Nasıl belli? Şöyle: Bunun sonu yok yaptıkça yenisini yapacaksın ve yenisini yaptıkça derde derman olmayacak. İki köprü yapıldıktan sonra boğazdan geçen taşıt sayısının 30 kat, insan sayısının ise sadece 4 kat arttığını gösteriyormuş istatistikler.

Münafık solcular bunu da hep söylemişlerdir. İnsanlığa sunduğu en parlak bir iki nimetinden biri otomobil olan bu kapitalist uygarlık, yolu da köprüyü de hep onun için yapar: Daha çok yol, daha çok köprü, daha çok alt-üst geçit, daha çok tünel bilmemne olsun ki, daha çok otomobil üretip satsınlar, onların deposunu dolduracak daha çok petrol çıkarıp satsınlar, eskiyip tükenecek lastiğini parçasını marçasını daha çok yapıp satsınlar…
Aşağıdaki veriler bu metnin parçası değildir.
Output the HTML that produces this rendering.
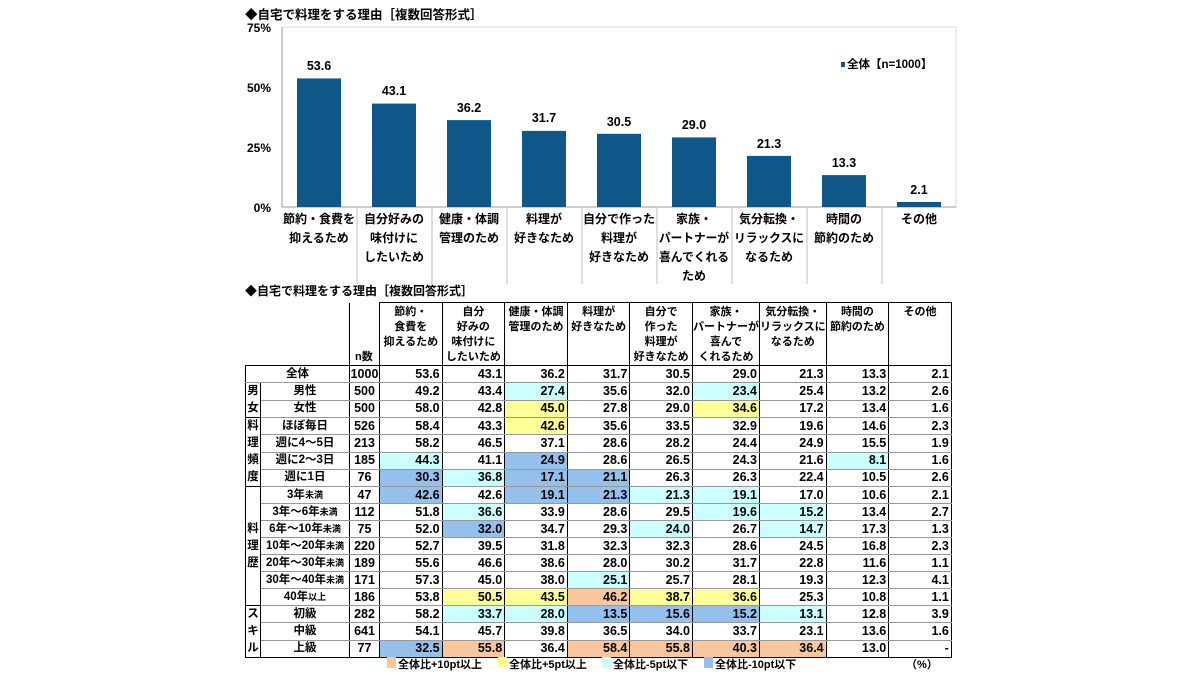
<!DOCTYPE html>
<html><head><meta charset="utf-8">
<style>
body{margin:0;background:#fff;width:1200px;height:675px;overflow:hidden;position:relative;font-family:"Liberation Sans","Noto Sans CJK JP",sans-serif;font-weight:bold;color:#000}
svg{position:absolute;left:0;top:0}
svg text{font-family:"Liberation Sans","Noto Sans CJK JP",sans-serif;font-weight:bold}
.t{position:absolute;font-size:11px;white-space:nowrap}
table{position:absolute;left:245px;top:302px;border-collapse:collapse;table-layout:fixed;font-size:12px}
td{padding:0;height:16px;border:1px solid #000;border-top:1px solid #999;border-bottom:1px solid #999;line-height:15px;overflow:hidden;white-space:nowrap}
td.v{text-align:right;padding-right:2px;font-size:12.5px}
td.n{text-align:center;font-size:12.5px}
td.l{text-align:center;font-size:11.5px}
td.g{vertical-align:top;text-align:center;font-size:11.5px;line-height:17px;border-top:1px solid #000;border-bottom:1px solid #000}
tr.gs td{border-top:1px solid #000}
.h td{height:57px;vertical-align:top;text-align:center;font-size:11px;line-height:15px;border-top:1px solid #000;border-bottom:1px solid #000;padding-top:2px}
.h td.e{border:none}
.h td.nn{border-left:1px solid #000;border-top:none;vertical-align:bottom;text-align:left;padding:0 0 0 5px}
.o{background:#fac79c}.y{background:#ffff99}.c{background:#ccffff}.b{background:#95c0ec}
small{font-size:9px}
.sw{position:absolute;top:657px;width:9px;height:11px}
</style></head><body>
<svg width="1200" height="300" viewBox="0 0 1200 300">
<text x="245" y="19" font-size="12.5">◆自宅で料理をする理由［複数回答形式］</text>
<g font-size="12" text-anchor="end">
<text x="271" y="32">75%</text><text x="271" y="92">50%</text><text x="271" y="152">25%</text><text x="271" y="212">0%</text>
</g>
<rect x="282" y="27" width="674" height="180" fill="none" stroke="#d9d9d9"/>
<line x1="282" y1="27" x2="282" y2="207" stroke="#999"/>
<line x1="282" y1="207" x2="956" y2="207" stroke="#999"/>
<g stroke="#bfbfbf">
<line x1="357" y1="207" x2="357" y2="284"/><line x1="432" y1="207" x2="432" y2="284"/><line x1="507" y1="207" x2="507" y2="284"/><line x1="582" y1="207" x2="582" y2="284"/><line x1="657" y1="207" x2="657" y2="284"/><line x1="732" y1="207" x2="732" y2="284"/><line x1="807" y1="207" x2="807" y2="284"/><line x1="882" y1="207" x2="882" y2="284"/>
</g>
<g fill="#0f5788">
<rect x="297" y="78.4" width="44" height="128.6"/>
<rect x="372" y="103.6" width="44" height="103.4"/>
<rect x="447" y="120.1" width="44" height="86.9"/>
<rect x="522" y="130.9" width="44" height="76.1"/>
<rect x="597" y="133.8" width="44" height="73.2"/>
<rect x="672" y="137.4" width="44" height="69.6"/>
<rect x="747" y="155.9" width="44" height="51.1"/>
<rect x="822" y="175.1" width="44" height="31.9"/>
<rect x="897" y="202" width="44" height="5"/>
</g>
<g font-size="12.5" text-anchor="middle">
<text x="319" y="70">53.6</text><text x="394" y="95">43.1</text><text x="469" y="112">36.2</text><text x="544" y="122">31.7</text><text x="619" y="126">30.5</text><text x="694" y="129">29.0</text><text x="769" y="148">21.3</text><text x="844" y="167">13.3</text><text x="919" y="194">2.1</text>
</g>
<rect x="841" y="62" width="4" height="5" fill="#0f5788"/>
<text x="847" y="68" font-size="11.5">全体【n=1000】</text>
<g font-size="12" text-anchor="middle">
<text x="319" y="223">節約・食費を</text><text x="319" y="242">抑えるため</text>
<text x="394" y="223">自分好みの</text><text x="394" y="242">味付けに</text><text x="394" y="261">したいため</text>
<text x="469" y="223">健康・体調</text><text x="469" y="242">管理のため</text>
<text x="544" y="223">料理が</text><text x="544" y="242">好きなため</text>
<text x="619" y="223">自分で作った</text><text x="619" y="242">料理が</text><text x="619" y="261">好きなため</text>
<text x="694" y="223">家族・</text><text x="694" y="242" textLength="70" lengthAdjust="spacingAndGlyphs">パートナーが</text><text x="694" y="261" textLength="70" lengthAdjust="spacingAndGlyphs">喜んでくれる</text><text x="694" y="280">ため</text>
<text x="769" y="223">気分転換・</text><text x="769" y="242" textLength="70" lengthAdjust="spacingAndGlyphs">リラックスに</text><text x="769" y="261">なるため</text>
<text x="844" y="223">時間の</text><text x="844" y="242">節約のため</text>
<text x="919" y="223">その他</text>
</g>
<text x="245" y="295" font-size="12">◆自宅で料理をする理由［複数回答形式］</text>
</svg>

<table>
<colgroup><col style="width:15px"><col style="width:89px"><col style="width:30px"><col style="width:62.6px"><col style="width:62.6px"><col style="width:62.6px"><col style="width:62.6px"><col style="width:62.6px"><col style="width:62.6px"><col style="width:62.6px"><col style="width:62.6px"><col style="width:62.6px"></colgroup>
<tr class="h"><td class="e"></td><td class="e"></td><td class="nn">n数</td><td>節約・<br>食費を<br>抑えるため</td><td>自分<br>好みの<br>味付けに<br>したいため</td><td>健康・体調<br>管理のため</td><td>料理が<br>好きなため</td><td>自分で<br>作った<br>料理が<br>好きなため</td><td>家族・<br>パートナーが<br>喜んで<br>くれるため</td><td>気分転換・<br>リラックスに<br>なるため</td><td>時間の<br>節約のため</td><td>その他</td></tr>
<tr class="gs"><td class="l" colspan="2">全体</td><td class="n">1000</td><td class="v">53.6</td><td class="v">43.1</td><td class="v">36.2</td><td class="v">31.7</td><td class="v">30.5</td><td class="v">29.0</td><td class="v">21.3</td><td class="v">13.3</td><td class="v">2.1</td></tr>
<tr class="gs"><td class="g" rowspan="2">男<br>女</td><td class="l">男性</td><td class="n">500</td><td class="v">49.2</td><td class="v">43.4</td><td class="v c">27.4</td><td class="v">35.6</td><td class="v">32.0</td><td class="v c">23.4</td><td class="v">25.4</td><td class="v">13.2</td><td class="v">2.6</td></tr>
<tr><td class="l">女性</td><td class="n">500</td><td class="v">58.0</td><td class="v">42.8</td><td class="v y">45.0</td><td class="v">27.8</td><td class="v">29.0</td><td class="v y">34.6</td><td class="v">17.2</td><td class="v">13.4</td><td class="v">1.6</td></tr>
<tr class="gs"><td class="g" rowspan="4">料<br>理<br>頻<br>度</td><td class="l">ほぼ毎日</td><td class="n">526</td><td class="v">58.4</td><td class="v">43.3</td><td class="v y">42.6</td><td class="v">35.6</td><td class="v">33.5</td><td class="v">32.9</td><td class="v">19.6</td><td class="v">14.6</td><td class="v">2.3</td></tr>
<tr><td class="l">週に4～5日</td><td class="n">213</td><td class="v">58.2</td><td class="v">46.5</td><td class="v">37.1</td><td class="v">28.6</td><td class="v">28.2</td><td class="v">24.4</td><td class="v">24.9</td><td class="v">15.5</td><td class="v">1.9</td></tr>
<tr><td class="l">週に2～3日</td><td class="n">185</td><td class="v c">44.3</td><td class="v">41.1</td><td class="v b">24.9</td><td class="v">28.6</td><td class="v">26.5</td><td class="v">24.3</td><td class="v">21.6</td><td class="v c">8.1</td><td class="v">1.6</td></tr>
<tr><td class="l">週に1日</td><td class="n">76</td><td class="v b">30.3</td><td class="v c">36.8</td><td class="v b">17.1</td><td class="v b">21.1</td><td class="v">26.3</td><td class="v">26.3</td><td class="v">22.4</td><td class="v">10.5</td><td class="v">2.6</td></tr>
<tr class="gs"><td class="g" rowspan="7" style="padding-top:34px;height:auto">料<br>理<br>歴</td><td class="l">3年<small>未満</small></td><td class="n">47</td><td class="v b">42.6</td><td class="v">42.6</td><td class="v b">19.1</td><td class="v b">21.3</td><td class="v c">21.3</td><td class="v c">19.1</td><td class="v">17.0</td><td class="v">10.6</td><td class="v">2.1</td></tr>
<tr><td class="l">3年～6年<small>未満</small></td><td class="n">112</td><td class="v">51.8</td><td class="v c">36.6</td><td class="v">33.9</td><td class="v">28.6</td><td class="v">29.5</td><td class="v c">19.6</td><td class="v c">15.2</td><td class="v">13.4</td><td class="v">2.7</td></tr>
<tr><td class="l">6年～10年<small>未満</small></td><td class="n">75</td><td class="v">52.0</td><td class="v b">32.0</td><td class="v">34.7</td><td class="v">29.3</td><td class="v c">24.0</td><td class="v">26.7</td><td class="v c">14.7</td><td class="v">17.3</td><td class="v">1.3</td></tr>
<tr><td class="l">10年～20年<small>未満</small></td><td class="n">220</td><td class="v">52.7</td><td class="v">39.5</td><td class="v">31.8</td><td class="v">32.3</td><td class="v">32.3</td><td class="v">28.6</td><td class="v">24.5</td><td class="v">16.8</td><td class="v">2.3</td></tr>
<tr><td class="l">20年～30年<small>未満</small></td><td class="n">189</td><td class="v">55.6</td><td class="v">46.6</td><td class="v">38.6</td><td class="v">28.0</td><td class="v">30.2</td><td class="v">31.7</td><td class="v">22.8</td><td class="v">11.6</td><td class="v">1.1</td></tr>
<tr><td class="l">30年～40年<small>未満</small></td><td class="n">171</td><td class="v">57.3</td><td class="v">45.0</td><td class="v">38.0</td><td class="v c">25.1</td><td class="v">25.7</td><td class="v">28.1</td><td class="v">19.3</td><td class="v">12.3</td><td class="v">4.1</td></tr>
<tr><td class="l">40年<small>以上</small></td><td class="n">186</td><td class="v">53.8</td><td class="v y">50.5</td><td class="v y">43.5</td><td class="v o">46.2</td><td class="v y">38.7</td><td class="v y">36.6</td><td class="v">25.3</td><td class="v">10.8</td><td class="v">1.1</td></tr>
<tr class="gs"><td class="g" rowspan="3">ス<br>キ<br>ル</td><td class="l">初級</td><td class="n">282</td><td class="v">58.2</td><td class="v c">33.7</td><td class="v c">28.0</td><td class="v b">13.5</td><td class="v b">15.6</td><td class="v b">15.2</td><td class="v c">13.1</td><td class="v">12.8</td><td class="v">3.9</td></tr>
<tr><td class="l">中級</td><td class="n">641</td><td class="v">54.1</td><td class="v">45.7</td><td class="v">39.8</td><td class="v">36.5</td><td class="v">34.0</td><td class="v">33.7</td><td class="v">23.1</td><td class="v">13.6</td><td class="v">1.6</td></tr>
<tr><td class="l" style="border-bottom:1px solid #000">上級</td><td class="n" style="border-bottom:1px solid #000">77</td><td class="v b" style="border-bottom:1px solid #000">32.5</td><td class="v o" style="border-bottom:1px solid #000">55.8</td><td class="v" style="border-bottom:1px solid #000">36.4</td><td class="v o" style="border-bottom:1px solid #000">58.4</td><td class="v o" style="border-bottom:1px solid #000">55.8</td><td class="v o" style="border-bottom:1px solid #000">40.3</td><td class="v o" style="border-bottom:1px solid #000">36.4</td><td class="v" style="border-bottom:1px solid #000">13.0</td><td class="v" style="border-bottom:1px solid #000">-</td></tr>
</table>

<div class="sw o" style="left:387px"></div><div class="t" style="left:398px;top:656px">全体比+10pt以上</div>
<div class="sw y" style="left:498px"></div><div class="t" style="left:509px;top:656px">全体比+5pt以上</div>
<div class="sw c" style="left:602px"></div><div class="t" style="left:613px;top:656px">全体比-5pt以下</div>
<div class="sw b" style="left:704px"></div><div class="t" style="left:715px;top:656px">全体比-10pt以下</div>
<div class="t" style="left:906px;top:656px">（%）</div>
</body></html>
Ek bir bilgiyi daha ayraç içinde not edebiliriz: Sanayi işletmelerinde adıyla anılan yeni bir üretim sistemi geliştiren Ford, bir otomobil fabrikasının patronudur Rockefeller ise içinden ABD senatörleri, valileri ve başkan yardımcıları çıkarmış ilk dev petrol tekelinin sahibi ailenin adı ve her ikisi de Amerikalıdır. Her ikisi de amerikan hayat tarzının yaratıcıları ve simgeleri arasında yer almıştır.

Yerine yenisi bulunamamış uygarlık nimetine dönecek olursak, en az bunlar kadar önemlisi, emekçi insanların şöyle direksiyonuna kurulup rüzgâr gibi geçip gidecekleri bir otomobile sahip olmak uğruna çalışıp çabalamaları eksik gedik, doğru yanlış, haklı haksız kafaya takmamalarıdır.
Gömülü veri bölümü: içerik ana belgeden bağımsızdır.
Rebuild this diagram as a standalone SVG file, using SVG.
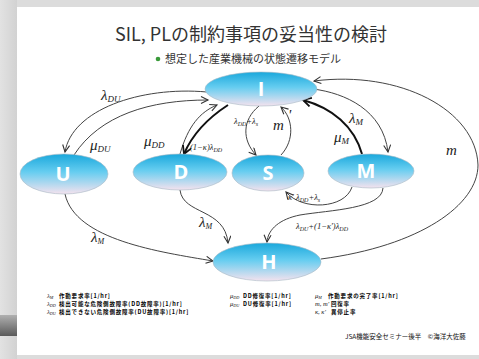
<svg xmlns="http://www.w3.org/2000/svg" width="479" height="359" viewBox="0 0 479 359">
<defs>
<linearGradient id="bgL" x1="0" y1="0" x2="1" y2="0">
<stop offset="0" stop-color="#e2e2e2"/><stop offset="1" stop-color="#d2d2d2"/>
</linearGradient>
<linearGradient id="bar" x1="0" y1="0" x2="0" y2="1">
<stop offset="0" stop-color="#b0b0b0"/><stop offset="1" stop-color="#5a5a5a"/>
</linearGradient>
<linearGradient id="node" x1="0" y1="0" x2="0" y2="1">
<stop offset="0" stop-color="#1aa8dc"/><stop offset="0.45" stop-color="#66cdf0"/><stop offset="1" stop-color="#f4e2ee"/>
</linearGradient>
<marker id="a" markerWidth="10" markerHeight="10" refX="8" refY="4" orient="auto" markerUnits="userSpaceOnUse">
<path d="M1,0.5 L8,4 L1,7.5" fill="none" stroke="#333" stroke-width="1.1"/>
</marker>
<marker id="ab" markerWidth="12" markerHeight="12" refX="9" refY="5" orient="auto" markerUnits="userSpaceOnUse">
<path d="M1,0.5 L9,5 L1,9.5" fill="none" stroke="#111" stroke-width="1.8"/>
</marker>
</defs>
<style>
.title{font-family:"Noto Sans CJK JP","Liberation Sans",sans-serif;font-size:18px;fill:#333}
.sub{font-family:"Noto Sans CJK JP",sans-serif;font-size:11px;fill:#333}
.nd{fill:url(#node);stroke:#a8b8c4;stroke-width:0.6}
.lt{font-family:"Open Sans","Liberation Sans",sans-serif;font-weight:bold;font-size:20px;fill:#fff;text-anchor:middle}
.c{fill:none;stroke:#444;stroke-width:1;marker-end:url(#a)}
.cb{fill:none;stroke:#111;stroke-width:2;marker-end:url(#ab)}
.lb{font-family:"Liberation Serif",serif;font-style:italic;font-size:15px;fill:#222}
.ls{font-family:"Liberation Serif",serif;font-style:italic;font-size:8.5px;fill:#222}
.lg{font-family:"Noto Sans CJK JP",sans-serif;font-size:5.5px;letter-spacing:0.8px;font-weight:bold;fill:#000}
.sy{font-family:"Liberation Serif",serif;font-style:italic;font-size:6.5px;fill:#111}
.ft{font-family:"Noto Sans CJK JP",sans-serif;font-size:6.5px;fill:#111}
</style>
<rect x="0" y="0" width="479" height="359" fill="#dcdcdc"/>
<rect x="0" y="0" width="17" height="359" fill="url(#bgL)"/>
<rect x="0" y="315" width="17" height="21" fill="url(#bar)"/>
<rect x="17" y="7" width="462" height="348" fill="#fff"/>

<text class="title" x="251" y="41" text-anchor="middle">SIL, PLの制約事項の妥当性の検討</text>
<circle cx="158" cy="59" r="2.3" fill="#3a9a3a"/>
<text class="sub" x="165" y="63">想定した産業機械の状態遷移モデル</text>

<g id="connectors">
<path class="c" d="M207,92 C140,86 72,110 65,152"/>
<path class="c" d="M74,155 C100,115 150,100 208,100"/>
<path class="c" d="M180,154 C188,126 200,112 217,105"/>
<path class="cb" d="M228,105 C208,118 192,135 184,154"/>
<path class="c" d="M259,106 C242,120 242,140 256,155"/>
<path class="c" d="M281,155 C295,140 293,118 281,107"/>
<path class="cb" d="M362,154 C354,126 332,108 303,100"/>
<path class="c" d="M313,89 C345,93 383,110 388,152"/>
<path class="c" d="M321,259 C420,246 478,205 478,165 C476,110 400,70 314,81"/>
<path class="c" d="M352,187 C345,209 302,211 286,192"/>
<path class="c" d="M383,188 C382,209 330,210 300,215 C280,219 268,229 267,242"/>
<path class="c" d="M180,190 C183,215 225,208 228,243"/>
<path class="c" d="M65,194 C75,240 160,252 213,261"/>
</g>

<g id="labels">
<text class="lb" x="101" y="100">λ<tspan font-size="9" dy="2">DU</tspan></text>
<text class="lb" x="90" y="150">μ<tspan font-size="9" dy="2">DU</tspan></text>
<text class="lb" x="144" y="146">μ<tspan font-size="9" dy="2">DD</tspan></text>
<text class="ls" x="190" y="150">(1−κ)λ<tspan font-size="6" dy="1.5">DD</tspan></text>
<text class="ls" x="234" y="124">λ<tspan font-size="6" dy="1.5">DD</tspan><tspan dy="-1.5">+λ</tspan><tspan font-size="6" dy="1.5">s</tspan></text>
<text class="lb" x="273" y="130">m</text>
<text class="lb" x="288" y="120" font-size="11">'</text>
<text class="lb" x="349" y="123">λ<tspan font-size="9" dy="2">M</tspan></text>
<text class="lb" x="334" y="142">μ<tspan font-size="9" dy="2">M</tspan></text>
<text class="lb" x="446" y="155">m</text>
<text class="ls" x="288" y="200">κ' λ<tspan font-size="6" dy="1.5">DD</tspan><tspan dy="-1.5">+λ</tspan><tspan font-size="6" dy="1.5">s</tspan></text>
<text class="ls" x="296" y="229">λ<tspan font-size="6" dy="1.5">DU</tspan><tspan dy="-1.5">+(1−κ')λ</tspan><tspan font-size="6" dy="1.5">DD</tspan></text>
<text class="lb" x="199" y="227" font-size="13">λ<tspan font-size="8" dy="2">M</tspan></text>
<text class="lb" x="91" y="242" font-size="13">λ<tspan font-size="8" dy="2">M</tspan></text>
</g>

<g id="node-I"><ellipse class="nd" cx="261" cy="89" rx="56" ry="17"/><text class="lt" x="261" y="96">I</text></g>
<g id="node-U"><ellipse class="nd" cx="64" cy="174" rx="44" ry="20"/><text class="lt" x="63" y="181">U</text></g>
<g id="node-D"><ellipse class="nd" cx="180" cy="172" rx="47" ry="18"/><text class="lt" x="181" y="179">D</text></g>
<g id="node-S"><ellipse class="nd" cx="268" cy="173" rx="36" ry="18"/><text class="lt" x="268" y="180">S</text></g>
<g id="node-M"><ellipse class="nd" cx="371" cy="171" rx="43" ry="17"/><text class="lt" x="366" y="178">M</text></g>
<g id="node-H"><ellipse class="nd" cx="267" cy="262" rx="54" ry="19"/><text class="lt" x="269" y="269">H</text></g>

<g id="legend">
<text class="sy" x="47" y="298">λ<tspan font-size="4.2" dy="1">M</tspan></text>
<text class="lg" x="59" y="298">作動要求率[1/hr]</text>
<text class="sy" x="47" y="306">λ<tspan font-size="4.2" dy="1">DD</tspan></text>
<text class="lg" x="59" y="306">検出可能な危険側故障率(DD故障率)[1/hr]</text>
<text class="sy" x="47" y="314">λ<tspan font-size="4.2" dy="1">DU</tspan></text>
<text class="lg" x="59" y="314">検出できない危険側故障率(DU故障率)[1/hr]</text>
<text class="sy" x="230" y="298">μ<tspan font-size="4.2" dy="1">DD</tspan></text>
<text class="lg" x="243" y="298">DD修復率[1/hr]</text>
<text class="sy" x="230" y="306">μ<tspan font-size="4.2" dy="1">DU</tspan></text>
<text class="lg" x="243" y="306">DU修復率[1/hr]</text>
<text class="sy" x="315" y="298">μ<tspan font-size="4.2" dy="1">M</tspan></text>
<text class="lg" x="328" y="298">作動要求の完了率[1/hr]</text>
<text class="sy" x="315" y="306">m, m'</text>
<text class="lg" x="331" y="306">回復率</text>
<text class="sy" x="315" y="314">κ, κ'</text>
<text class="lg" x="331" y="314">異停止率</text>
<text class="ft" x="345" y="339">JSA機能安全セミナー後半　©海洋大佐藤</text>
</g>
</svg>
Bizim gariban ülkemizin bile en yok yoksul bir zamanında nasıl okuyup da dilimize düşürmüştü şarkıyı Münir Nurettin üstadımız:

“Otomobil uçar gider
Gönlüm gibi kaçar gider
Ben talihin peşindeyim
Talih benden kaçar gider”

Lakin, burada, uçup gitmek bir yana, adım adım gitmek, durup durup gitmek, hatta çoğu kez hiç gitmemek varmış ulaşım diye bildiğimiz, insanların ve onların ürettikleriyle üretmek için gerekli nesnelerin bir yerden bir yere ulaştırılması olmaktan çoktan çıkmış uygarlığımızın otomobillerini uygarlığımızın köprülerinden geçirmek için, bu arada parmakla gösterilebilecek seçkin yurttaşlarımızın kârlarını ve rantlarını katlamak için parmakla sayılamayacak kadar çok ve pek de seçkin olmayan yurttaşlarımızın havasını, suyunu, ormanını, kıyısını, geçmişini, geleceğini kim bilir ne yapacakmışız… Ne gam!

Her şeyin bir fiyatı var. O kadar olur. O kadar kusur kadı kızında da olur.

Üstelik, muhteşem Süleyman babamız birinci gerdanlığa adını yazdırmış, trenin ve demiryolunun komünist işi olduğunu halkımızın belleğine kazımış demokrasi kahramanı Özal beyimiz ikinci gerdanlığın üzerinden otomobiliyle ilk geçen olmuşken hem Recep hem Tayyip bir Erdoğan’ın eliyle üçüncünün takılmasını neden çok görelim!

Takılsın varsın. Fazla gerdanlık göz çıkarmaz.

Çıkarmaz çıkarmasına da şu da akla geliyor ister istemez:

Bir mesel vardır, bir oğlu olan görmemişin çocukcağıza ne yaptığını anlatır. Ondan esinlenerek, “Görmemişin gelini olmuş, gerdanlık dize dize boynunu koparmış.” diyebiliriz.

Ancak, iki fark var. Birincisi, azgınlık görmemişlikten değil doymak bilmez açgözlülükten geliyor. İkincisi, gelin eşi benzeri olmayan güzellikte bir gelin ve gelmişi, geçmişi, geleceğiyle bizim gelinimiz.